2009-05-25

Jon & Kate Plus 8 And The Commentator


What follows is a semi-true story garnished with embellishment. Like most of history when you think of it.

My delightful and lovely love slave with week-end privileges is heavily invested in the life of Jon & Kate Plus 8. She watches their daily activities - insofar TLC will take her - with high intensity and even concern. Better to be invested in that than Chrysler, right?

Me? I don't get all the interest poured into the show. They gave birth to eight kids. Big deal. Wait. I mean, good for them. It's an amazing thing to A) give birth to eight bundles B) raise them to the best of your abilities and C) find time to go to the bathroom.

I've no clue how I'd handle it. Bathroom time is my time to catch up on some sports stats. Making eight Nutella sandwiches on kamut bread would be a daunting task I assume.

More to the point, I don't like one bit what the show does to our sex, erm, conversational life for 61 minutes. I can't even make small talk while she watches the trials and tribulations of complete strangers. It's like, "honey, save that kind of focus for the cartoons"!

Tonight was the "big" one hour (and 14 minutes) season finale (I think) of Unit 10.

It so happens I had nothing to do between 9pm and 10:14pm.

Guess what? I was a pain in her breast.

"Babe".

"Babe".

"Babe"!

"What"!

"I bought some old fashioned hash browns today".

"Babe".

"Babe, did you hear me? I said..."

"I heard you. I'm watching the show".

"Stupid show".

Pout. Stomp feet. Sigh.

"Do you have to do that"?

"What do you care what I do with my nose? You're watching Jon & Kate. Heaven forbid I interrupt you while you watch Jon & Kate"!

"Don't you have to go read some 50-page essay on liberty or something"?

"Nah. Did that. Did you iron my Laverne & Shirley's boxers and Lenny & Squiggy underwear"?

"I never watch any of my shows in peace. Why do you bother me? Do I bother you while you watch Joo-ventus play soccer? And it's Laverne & Shirley. Singular".

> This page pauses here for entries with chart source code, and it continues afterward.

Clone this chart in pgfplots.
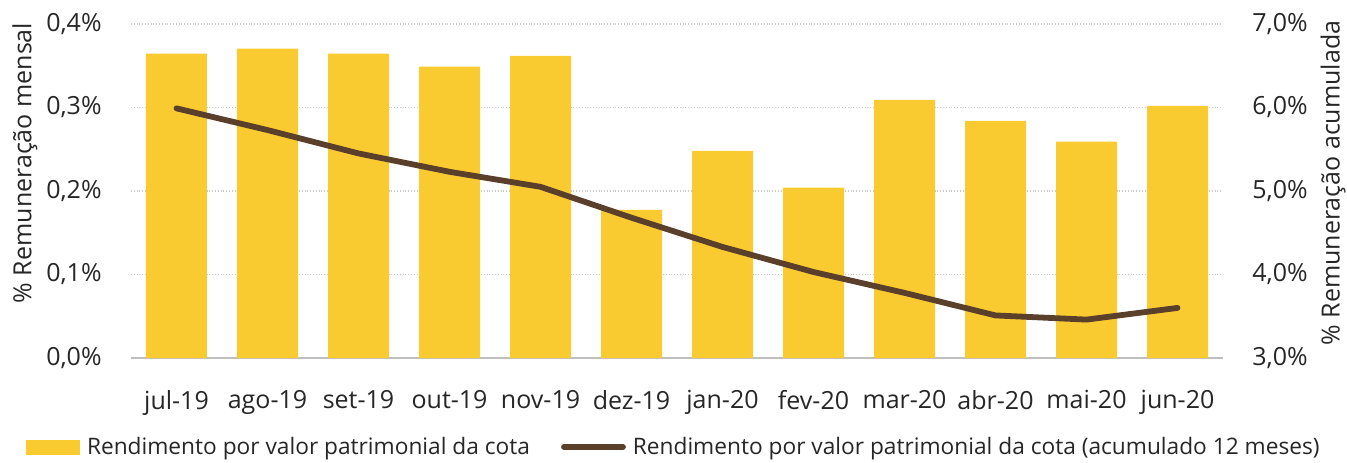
\documentclass[border=0pt]{standalone}
\usepackage{pgfplots}
\pgfplotsset{compat=1.18}
\usepackage{fontspec}
\setmainfont{Open Sans}
\definecolor{barc}{HTML}{F9CB30}
\definecolor{linec}{HTML}{5A3F2B}
\definecolor{gridc}{HTML}{C8C8C8}
\definecolor{basec}{HTML}{BFBFBF}
\definecolor{txt}{HTML}{262626}
\newcommand\f{\fontsize{12.5}{14}\selectfont}
\newcommand\lf{\fontsize{11.35}{13}\selectfont}
\begin{document}
\begin{tikzpicture}
\useasboundingbox (-65.5pt,-52pt) rectangle (608pt,179pt);
\begin{axis}[
  at={(0,0)}, anchor=south west,
  scale only axis, width=546pt, height=167pt,
  xmin=-0.5, xmax=11.5, ymin=0, ymax=0.4,
  ytick={0,0.1,0.2,0.3,0.4},
  xtick={0,...,11},
  xticklabels={jul-19,ago-19,set-19,out-19,nov-19,dez-19,jan-20,fev-20,mar-20,abr-20,mai-20,jun-20},
  axis x line*=bottom, axis y line*=left,
  x axis line style={draw=basec, line width=0.8pt, -},
  y axis line style={draw=none},
  major tick length=0pt,
  ymajorgrids, grid style={gridc, densely dotted, line width=0.8pt},
  /pgf/number format/assume math mode=true,
  yticklabel={\pgfmathprintnumber[fixed,fixed zerofill,precision=1,use comma]{\tick}\%},
  tick label style={font=\f, text=txt},
  yticklabel style={inner sep=0pt},
  yticklabel shift=14.5pt,
  xticklabel style={inner sep=0pt},
  xticklabel shift=16pt,
  ylabel={\% Remuneração mensal},
  ylabel style={at={(axis description cs:0,0.584)}, yshift=53pt, anchor=center, font=\f, text=txt},
  clip=false,
]
\addplot[ybar, bar width=30.5pt, fill=barc, draw=none] coordinates {
 (0,0.3645) (1,0.3705) (2,0.3645) (3,0.349) (4,0.3617) (5,0.1775)
 (6,0.248) (7,0.204) (8,0.309) (9,0.284) (10,0.259) (11,0.302)};
\end{axis}
\begin{axis}[
  at={(0,0)}, anchor=south west,
  scale only axis, width=546pt, height=167pt,
  xmin=-0.5, xmax=11.5, ymin=3, ymax=7,
  ytick={3,4,5,6,7},
  axis x line=none, axis y line*=right,
  y axis line style={draw=none},
  major tick length=0pt,
  /pgf/number format/assume math mode=true,
  yticklabel={\pgfmathprintnumber[fixed,fixed zerofill,precision=1,use comma]{\tick}\%},
  tick label style={font=\f, text=txt},
  yticklabel style={inner sep=0pt},
  yticklabel shift=14.5pt,
  ylabel={\% Remuneração acumulada},
  ylabel style={at={(axis description cs:1,0.524)}, yshift=-55pt, anchor=center, font=\f, text=txt},
  legend style={at={(axis description cs:0.4995,-0.2665)}, anchor=center, draw=none, fill=none,
    legend columns=2, font=\lf, text=txt,
    nodes={inner xsep=3.5pt},
    /tikz/every even column/.append style={column sep=12pt}},
  legend cell align=left,
  clip=false,
]
\addlegendimage{legend image code/.code={\fill[barc] (0pt,-3.5pt) rectangle (26.5pt,3.5pt);}}
\addlegendentry{Rendimento por valor patrimonial da cota}
\addplot[linec, line width=2.9pt, line cap=round, line join=round,
  legend image code/.code={\draw[linec, line width=2.9pt, line cap=round] (0pt,0pt) -- (29.5pt,0pt);}] coordinates {
 (0,5.99) (1,5.73) (2,5.45) (3,5.23) (4,5.05) (5,4.68)
 (6,4.33) (7,4.03) (8,3.78) (9,3.51) (10,3.46) (11,3.60)};
\addlegendentry{Rendimento por valor patrimonial da cota (acumulado 12 meses)}
\end{axis}
\end{tikzpicture}
\end{document}
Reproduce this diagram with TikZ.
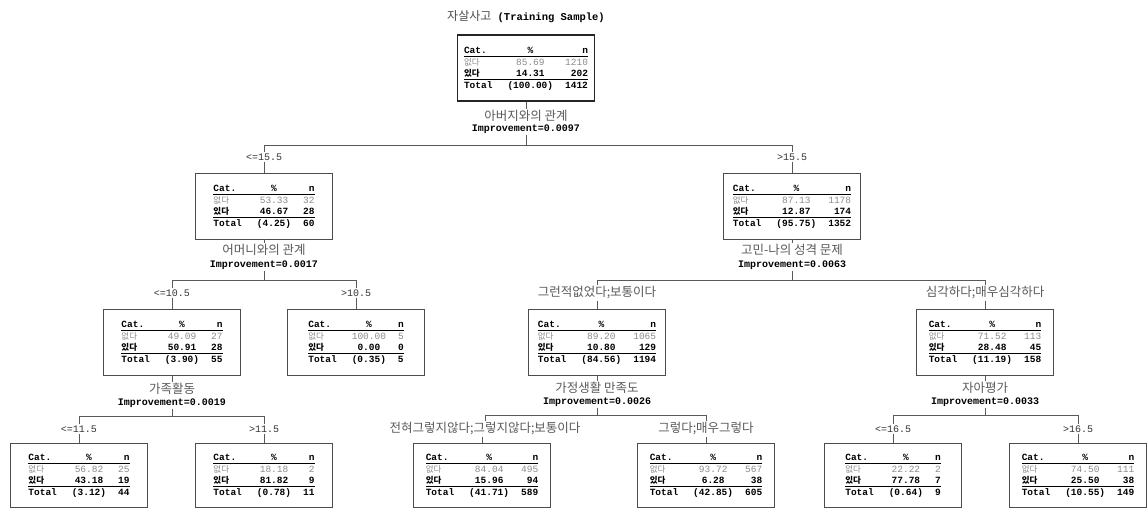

"Joo-ventus? It's pronounced YOU-ventus. You-ventus".

"I don't care. My point is you're childish and rude".

Continues watching the show. I try to keep quiet but I can't let this go by without a correction.

"For the record, I'm an AC Milan supporter. After 10 years I think you should know this".

"Whatever".

"I mean, I went to the San Siro to watch Milan not Juventus. Get your facts straight".

Ignores and continues...watching show. Naturally, I break the silence.

"Oh, she's so phasing him out. They're done"!

"Don't make me tell you off".

"But I have something to tell you".

"What"?

"I noticed you bought a new bag of green beans. I hope you're aware there's still half a bag of mixed beans".

"Are you for real"?

"I just don't want...them...you know...going to waste. Starving kids in Bolivia and such".

"Great I missed that segment. Talk to me now before the commercials end".

"I have nothing to say".

"Good".

We watch the last commercial in silence.

"Commentator"!

"You like"?

"Put your pants back on! I can't believe I hitched my ride with you and your ADHD tendencies".

"It's hot down here. Let's do the Tonga".

"I can't take it"!

"It's not that hideous".

"No. Them. It's not the same anymore".

"Don't you think you're taking this a little too seriously"?

"Oh, no. No way".

"Fine. Be that way. But you could be using your time to learn the capitals of the world".

By this point, it's more than just being a nuisance. She's beginning to think up ways to leave me in the middle of the night. So I back off.

"I'm going to write about this on my blog".

No response. Kate is talking.

1 comment:

  1. Sounds like my daughters watching their soaps or the Dog Whisperer.